### Data supplied ###

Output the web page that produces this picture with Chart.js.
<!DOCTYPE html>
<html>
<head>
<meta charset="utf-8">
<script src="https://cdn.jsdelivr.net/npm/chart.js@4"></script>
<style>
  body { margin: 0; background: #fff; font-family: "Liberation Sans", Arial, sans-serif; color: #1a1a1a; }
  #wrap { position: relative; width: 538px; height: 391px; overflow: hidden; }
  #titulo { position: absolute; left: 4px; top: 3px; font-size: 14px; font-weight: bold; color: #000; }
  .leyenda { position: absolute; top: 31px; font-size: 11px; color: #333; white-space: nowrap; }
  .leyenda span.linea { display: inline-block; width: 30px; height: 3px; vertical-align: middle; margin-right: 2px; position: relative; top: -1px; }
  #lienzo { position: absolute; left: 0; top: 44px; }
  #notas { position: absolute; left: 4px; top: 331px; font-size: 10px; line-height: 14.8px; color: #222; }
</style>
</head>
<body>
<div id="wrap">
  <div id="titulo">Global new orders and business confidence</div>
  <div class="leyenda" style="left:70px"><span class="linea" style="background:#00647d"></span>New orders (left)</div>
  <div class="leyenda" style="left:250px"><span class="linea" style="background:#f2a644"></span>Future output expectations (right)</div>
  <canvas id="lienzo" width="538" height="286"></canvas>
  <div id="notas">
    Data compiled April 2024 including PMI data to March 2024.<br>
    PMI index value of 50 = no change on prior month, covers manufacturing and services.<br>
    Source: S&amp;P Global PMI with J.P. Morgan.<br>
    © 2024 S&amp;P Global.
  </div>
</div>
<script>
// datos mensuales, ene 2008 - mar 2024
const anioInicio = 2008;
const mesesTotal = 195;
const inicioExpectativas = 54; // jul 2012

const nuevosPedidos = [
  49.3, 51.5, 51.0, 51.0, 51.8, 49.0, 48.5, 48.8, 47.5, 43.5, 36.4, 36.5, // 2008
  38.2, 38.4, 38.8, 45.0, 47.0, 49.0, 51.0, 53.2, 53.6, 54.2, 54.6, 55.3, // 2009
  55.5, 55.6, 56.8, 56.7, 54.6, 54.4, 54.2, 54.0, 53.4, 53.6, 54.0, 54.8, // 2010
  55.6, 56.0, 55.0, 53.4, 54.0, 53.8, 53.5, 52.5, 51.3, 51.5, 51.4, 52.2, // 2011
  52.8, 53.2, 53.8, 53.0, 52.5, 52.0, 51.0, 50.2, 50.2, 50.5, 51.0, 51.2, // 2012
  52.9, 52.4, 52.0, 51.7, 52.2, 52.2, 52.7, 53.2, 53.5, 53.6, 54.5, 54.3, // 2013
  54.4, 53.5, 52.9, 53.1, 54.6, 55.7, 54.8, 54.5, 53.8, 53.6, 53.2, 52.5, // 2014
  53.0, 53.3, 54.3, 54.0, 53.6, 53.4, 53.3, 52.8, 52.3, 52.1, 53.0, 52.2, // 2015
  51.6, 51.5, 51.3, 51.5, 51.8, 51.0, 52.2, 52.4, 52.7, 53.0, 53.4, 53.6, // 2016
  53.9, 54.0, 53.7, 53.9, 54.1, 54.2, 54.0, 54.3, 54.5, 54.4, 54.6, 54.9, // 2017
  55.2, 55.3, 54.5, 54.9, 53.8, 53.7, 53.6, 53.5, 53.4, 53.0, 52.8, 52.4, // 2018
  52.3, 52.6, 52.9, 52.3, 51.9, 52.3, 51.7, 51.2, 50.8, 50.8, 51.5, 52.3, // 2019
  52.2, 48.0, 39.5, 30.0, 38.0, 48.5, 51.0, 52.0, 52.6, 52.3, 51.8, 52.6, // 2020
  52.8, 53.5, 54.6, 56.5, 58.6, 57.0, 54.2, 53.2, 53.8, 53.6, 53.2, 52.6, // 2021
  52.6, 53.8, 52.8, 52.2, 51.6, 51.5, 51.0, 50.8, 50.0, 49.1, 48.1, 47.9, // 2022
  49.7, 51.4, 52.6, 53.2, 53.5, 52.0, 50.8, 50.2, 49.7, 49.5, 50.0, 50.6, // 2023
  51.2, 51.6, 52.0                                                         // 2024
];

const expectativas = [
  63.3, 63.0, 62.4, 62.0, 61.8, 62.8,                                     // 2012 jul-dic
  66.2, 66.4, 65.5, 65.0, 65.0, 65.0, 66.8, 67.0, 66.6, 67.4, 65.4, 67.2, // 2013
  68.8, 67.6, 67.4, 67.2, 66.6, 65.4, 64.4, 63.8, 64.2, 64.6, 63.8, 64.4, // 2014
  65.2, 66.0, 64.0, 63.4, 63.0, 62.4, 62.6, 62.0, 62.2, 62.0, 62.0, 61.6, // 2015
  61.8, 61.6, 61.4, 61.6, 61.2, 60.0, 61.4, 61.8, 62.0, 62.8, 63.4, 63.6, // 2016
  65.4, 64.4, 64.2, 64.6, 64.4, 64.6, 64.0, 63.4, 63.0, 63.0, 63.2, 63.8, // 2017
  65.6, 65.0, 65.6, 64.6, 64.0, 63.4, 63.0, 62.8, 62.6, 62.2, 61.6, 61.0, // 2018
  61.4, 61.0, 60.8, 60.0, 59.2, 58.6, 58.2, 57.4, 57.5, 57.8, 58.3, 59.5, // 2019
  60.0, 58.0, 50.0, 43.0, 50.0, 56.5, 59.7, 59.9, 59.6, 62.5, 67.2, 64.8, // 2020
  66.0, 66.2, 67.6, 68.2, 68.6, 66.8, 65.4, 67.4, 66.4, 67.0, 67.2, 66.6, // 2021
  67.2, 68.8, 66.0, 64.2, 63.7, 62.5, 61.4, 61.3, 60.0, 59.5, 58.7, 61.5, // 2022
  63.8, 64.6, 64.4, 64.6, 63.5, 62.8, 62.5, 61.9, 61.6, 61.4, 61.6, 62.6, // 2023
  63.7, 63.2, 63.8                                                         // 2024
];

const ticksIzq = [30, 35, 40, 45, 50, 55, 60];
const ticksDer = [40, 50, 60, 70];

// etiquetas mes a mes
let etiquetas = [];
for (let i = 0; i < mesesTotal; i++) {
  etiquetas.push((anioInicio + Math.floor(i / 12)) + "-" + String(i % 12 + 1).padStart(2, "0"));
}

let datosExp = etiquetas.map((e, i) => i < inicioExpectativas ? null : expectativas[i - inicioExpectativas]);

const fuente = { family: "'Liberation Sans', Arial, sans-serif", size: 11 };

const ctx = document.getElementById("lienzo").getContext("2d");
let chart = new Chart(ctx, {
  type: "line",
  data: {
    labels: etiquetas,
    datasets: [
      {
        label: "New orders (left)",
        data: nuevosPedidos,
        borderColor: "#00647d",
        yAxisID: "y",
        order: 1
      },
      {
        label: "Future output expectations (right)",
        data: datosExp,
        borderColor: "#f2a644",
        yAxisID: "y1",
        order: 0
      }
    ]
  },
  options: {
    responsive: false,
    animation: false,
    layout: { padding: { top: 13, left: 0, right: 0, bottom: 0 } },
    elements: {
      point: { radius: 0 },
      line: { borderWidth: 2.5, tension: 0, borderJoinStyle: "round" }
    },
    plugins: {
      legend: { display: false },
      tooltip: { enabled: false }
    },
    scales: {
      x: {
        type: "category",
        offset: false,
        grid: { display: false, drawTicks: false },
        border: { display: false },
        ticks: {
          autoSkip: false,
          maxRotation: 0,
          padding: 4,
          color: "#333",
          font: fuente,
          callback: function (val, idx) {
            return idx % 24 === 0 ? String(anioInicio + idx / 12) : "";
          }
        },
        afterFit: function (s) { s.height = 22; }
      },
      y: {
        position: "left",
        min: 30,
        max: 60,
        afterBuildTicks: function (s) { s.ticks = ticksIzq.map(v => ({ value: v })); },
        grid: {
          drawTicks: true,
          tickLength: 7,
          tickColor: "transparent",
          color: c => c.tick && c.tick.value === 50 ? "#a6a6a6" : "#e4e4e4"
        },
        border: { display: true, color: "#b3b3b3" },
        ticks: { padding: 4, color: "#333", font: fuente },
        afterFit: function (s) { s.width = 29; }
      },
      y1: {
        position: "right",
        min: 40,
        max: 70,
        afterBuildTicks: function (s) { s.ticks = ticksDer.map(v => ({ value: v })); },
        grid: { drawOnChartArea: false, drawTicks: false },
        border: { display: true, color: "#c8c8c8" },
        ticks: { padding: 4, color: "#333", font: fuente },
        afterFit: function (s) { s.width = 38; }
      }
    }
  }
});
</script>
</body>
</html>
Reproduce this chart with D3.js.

###

Given instruction
Copy exactly the lines that run from the first line of the data to the line containing "const inicioExpectativas = 54; // jul 2012", please, with both ends included and nothing else.

Finished answer
Output the web page that produces this picture with Chart.js.
<!DOCTYPE html>
<html>
<head>
<meta charset="utf-8">
<script src="https://cdn.jsdelivr.net/npm/chart.js@4"></script>
<style>
  body { margin: 0; background: #fff; font-family: "Liberation Sans", Arial, sans-serif; color: #1a1a1a; }
  #wrap { position: relative; width: 538px; height: 391px; overflow: hidden; }
  #titulo { position: absolute; left: 4px; top: 3px; font-size: 14px; font-weight: bold; color: #000; }
  .leyenda { position: absolute; top: 31px; font-size: 11px; color: #333; white-space: nowrap; }
  .leyenda span.linea { display: inline-block; width: 30px; height: 3px; vertical-align: middle; margin-right: 2px; position: relative; top: -1px; }
  #lienzo { position: absolute; left: 0; top: 44px; }
  #notas { position: absolute; left: 4px; top: 331px; font-size: 10px; line-height: 14.8px; color: #222; }
</style>
</head>
<body>
<div id="wrap">
  <div id="titulo">Global new orders and business confidence</div>
  <div class="leyenda" style="left:70px"><span class="linea" style="background:#00647d"></span>New orders (left)</div>
  <div class="leyenda" style="left:250px"><span class="linea" style="background:#f2a644"></span>Future output expectations (right)</div>
  <canvas id="lienzo" width="538" height="286"></canvas>
  <div id="notas">
    Data compiled April 2024 including PMI data to March 2024.<br>
    PMI index value of 50 = no change on prior month, covers manufacturing and services.<br>
    Source: S&amp;P Global PMI with J.P. Morgan.<br>
    © 2024 S&amp;P Global.
  </div>
</div>
<script>
// datos mensuales, ene 2008 - mar 2024
const anioInicio = 2008;
const mesesTotal = 195;
const inicioExpectativas = 54; // jul 2012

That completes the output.